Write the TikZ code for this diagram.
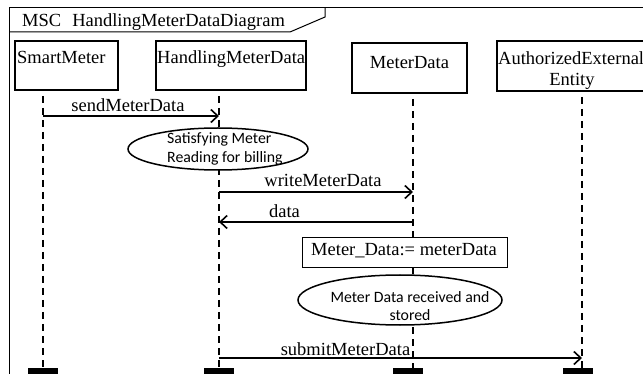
\documentclass[tikz,border=0pt]{standalone}
\usepackage{fontspec}
\setmainfont{Liberation Serif}
\newfontfamily\sansf{Carlito}
\usetikzlibrary{shapes.geometric,arrows.meta}
\begin{document}
\begin{tikzpicture}[x=1pt,y=-1pt,
  lbox/.style={draw, line width=2pt, inner sep=0pt, fill=white},
  lbl/.style={font=\fontsize{18.5}{21}\selectfont, inner sep=0pt, anchor=base},
  life/.style={line width=1.8pt, dash pattern=on 7pt off 5pt},
  endbar/.style={fill=black, inner sep=0pt, minimum width=30pt, minimum height=10pt, anchor=north},
  msg/.style={line width=2pt, -{Straight Barb[length=7pt,width=13pt,line width=1.6pt]}},
  act/.style={ellipse, draw, line width=1.5pt, fill=white, inner sep=0pt},
  notetxt/.style={font=\sansf\fontsize{15.8}{19}\selectfont, inner sep=0pt, anchor=base},
]
\clip (0,0) rectangle (643,374);
\fill[white] (0,0) rectangle (643,374);

% frame
\draw[line width=1pt] (9,390) -- (9,8) -- (660,8);
\draw[line width=1pt] (9,32) -- (290,32) -- (325,17) -- (325,8);
\node[lbl, anchor=base west] (title) at (22,27) {MSC\hspace{11pt}HandlingMeterDataDiagram};

% instance heads
\node[lbox, minimum width=103pt, minimum height=49pt] (sm) at (66.5,65.5) {};
\node[lbox, minimum width=150pt, minimum height=49pt] (hmd) at (231,65.5) {};
\node[lbox, minimum width=115pt, minimum height=50pt] (md) at (409.5,68) {};
\node[lbox, minimum width=150pt, minimum height=50pt] (aee) at (572,66) {};
\node[lbl, anchor=base west] (smT) at (17,64) {SmartMeter};
\node[lbl, anchor=base west] (hmdT) at (157,64) {HandlingMeterData};
\node[lbl] (mdT) at (409.5,69) {MeterData};
\node[lbl, anchor=base west] (aeeT1) at (498,65) {AuthorizedExternal};
\node[lbl] (aeeT2) at (572,86) {Entity};

% lifeline ends
\node[endbar] (smEnd) at (43,368) {};
\node[endbar] (hmdEnd) at (219,368) {};
\node[endbar] (mdEnd) at (408,368) {};
\node[endbar] (aeeEnd) at (577.5,368) {};

% lifelines
\coordinate (smTop) at (43,96);
\coordinate (hmdTop) at (219,96);
\coordinate (mdTop) at (413,99);
\coordinate (aeeTop) at (582,97);
\coordinate (smBot) at (43,368);
\coordinate (hmdBot) at (219,368);
\coordinate (mdBot) at (413,368);
\coordinate (aeeBot) at (582,368);
\draw[life] (smTop) -- (smBot);
\draw[life] (hmdTop) -- (hmdBot);
\draw[life] (mdTop) -- (mdBot);
\draw[life] (aeeTop) -- (aeeBot);

% actions / conditions
\node[act, minimum width=180pt, minimum height=42pt] (act1) at (218,149) {};
\node[notetxt, anchor=base west] (act1a) at (167,144) {Satisfying Meter};
\node[notetxt, anchor=base west] (act1b) at (167,163) {Reading for billing};

\node[draw, line width=1pt, fill=white, minimum width=205pt, minimum height=30pt, inner sep=0pt] (asg) at (404.5,253) {};
\node[lbl] (asgT) at (404,256) {Meter\_Data:= meterData};

\node[act, minimum width=204pt, minimum height=50pt] (act2) at (400,300) {};
\node[notetxt] (act2a) at (410,302) {Meter Data received and};
\node[notetxt] (act2b) at (410,320) {stored};

% messages
\coordinate (m1s) at (43,116);  \coordinate (m1e) at (219,116);
\coordinate (m2s) at (219,192); \coordinate (m2e) at (413,192);
\coordinate (m3s) at (413,222); \coordinate (m3e) at (219,222);
\coordinate (m4s) at (219,358); \coordinate (m4e) at (582,358);
\draw[msg] (m1s) -- (m1e);
\draw[msg] (m2s) -- (m2e);
\draw[msg] (m3s) -- (m3e);
\draw[msg] (m4s) -- (m4e);
\node[lbl] (m1l) at (128,112) {sendMeterData};
\node[lbl] (m2l) at (323,187) {writeMeterData};
\node[lbl] (m3l) at (284.5,218) {data};
\node[lbl] (m4l) at (345.5,355) {submitMeterData};
\end{tikzpicture}
\end{document}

----

Requirements
Quote every line word for word and keep the images out of the copy.

Task result
Write the TikZ code for this diagram.
\documentclass[tikz,border=0pt]{standalone}
\usepackage{fontspec}
\setmainfont{Liberation Serif}
\newfontfamily\sansf{Carlito}
\usetikzlibrary{shapes.geometric,arrows.meta}
\begin{document}
\begin{tikzpicture}[x=1pt,y=-1pt,
  lbox/.style={draw, line width=2pt, inner sep=0pt, fill=white},
  lbl/.style={font=\fontsize{18.5}{21}\selectfont, inner sep=0pt, anchor=base},
  life/.style={line width=1.8pt, dash pattern=on 7pt off 5pt},
  endbar/.style={fill=black, inner sep=0pt, minimum width=30pt, minimum height=10pt, anchor=north},
  msg/.style={line width=2pt, -{Straight Barb[length=7pt,width=13pt,line width=1.6pt]}},
  act/.style={ellipse, draw, line width=1.5pt, fill=white, inner sep=0pt},
  notetxt/.style={font=\sansf\fontsize{15.8}{19}\selectfont, inner sep=0pt, anchor=base},
]
\clip (0,0) rectangle (643,374);
\fill[white] (0,0) rectangle (643,374);

% frame
\draw[line width=1pt] (9,390) -- (9,8) -- (660,8);
\draw[line width=1pt] (9,32) -- (290,32) -- (325,17) -- (325,8);
\node[lbl, anchor=base west] (title) at (22,27) {MSC\hspace{11pt}HandlingMeterDataDiagram};

% instance heads
\node[lbox, minimum width=103pt, minimum height=49pt] (sm) at (66.5,65.5) {};
\node[lbox, minimum width=150pt, minimum height=49pt] (hmd) at (231,65.5) {};
\node[lbox, minimum width=115pt, minimum height=50pt] (md) at (409.5,68) {};
\node[lbox, minimum width=150pt, minimum height=50pt] (aee) at (572,66) {};
\node[lbl, anchor=base west] (smT) at (17,64) {SmartMeter};
\node[lbl, anchor=base west] (hmdT) at (157,64) {HandlingMeterData};
\node[lbl] (mdT) at (409.5,69) {MeterData};
\node[lbl, anchor=base west] (aeeT1) at (498,65) {AuthorizedExternal};
\node[lbl] (aeeT2) at (572,86) {Entity};

% lifeline ends
\node[endbar] (smEnd) at (43,368) {};
\node[endbar] (hmdEnd) at (219,368) {};
\node[endbar] (mdEnd) at (408,368) {};
\node[endbar] (aeeEnd) at (577.5,368) {};

% lifelines
\coordinate (smTop) at (43,96);
\coordinate (hmdTop) at (219,96);
\coordinate (mdTop) at (413,99);
\coordinate (aeeTop) at (582,97);
\coordinate (smBot) at (43,368);
\coordinate (hmdBot) at (219,368);
\coordinate (mdBot) at (413,368);
\coordinate (aeeBot) at (582,368);
\draw[life] (smTop) -- (smBot);
\draw[life] (hmdTop) -- (hmdBot);
\draw[life] (mdTop) -- (mdBot);
\draw[life] (aeeTop) -- (aeeBot);

% actions / conditions
\node[act, minimum width=180pt, minimum height=42pt] (act1) at (218,149) {};
\node[notetxt, anchor=base west] (act1a) at (167,144) {Satisfying Meter};
\node[notetxt, anchor=base west] (act1b) at (167,163) {Reading for billing};

\node[draw, line width=1pt, fill=white, minimum width=205pt, minimum height=30pt, inner sep=0pt] (asg) at (404.5,253) {};
\node[lbl] (asgT) at (404,256) {Meter\_Data:= meterData};

\node[act, minimum width=204pt, minimum height=50pt] (act2) at (400,300) {};
\node[notetxt] (act2a) at (410,302) {Meter Data received and};
\node[notetxt] (act2b) at (410,320) {stored};

% messages
\coordinate (m1s) at (43,116);  \coordinate (m1e) at (219,116);
\coordinate (m2s) at (219,192); \coordinate (m2e) at (413,192);
\coordinate (m3s) at (413,222); \coordinate (m3e) at (219,222);
\coordinate (m4s) at (219,358); \coordinate (m4e) at (582,358);
\draw[msg] (m1s) -- (m1e);
\draw[msg] (m2s) -- (m2e);
\draw[msg] (m3s) -- (m3e);
\draw[msg] (m4s) -- (m4e);
\node[lbl] (m1l) at (128,112) {sendMeterData};
\node[lbl] (m2l) at (323,187) {writeMeterData};
\node[lbl] (m3l) at (284.5,218) {data};
\node[lbl] (m4l) at (345.5,355) {submitMeterData};
\end{tikzpicture}
\end{document}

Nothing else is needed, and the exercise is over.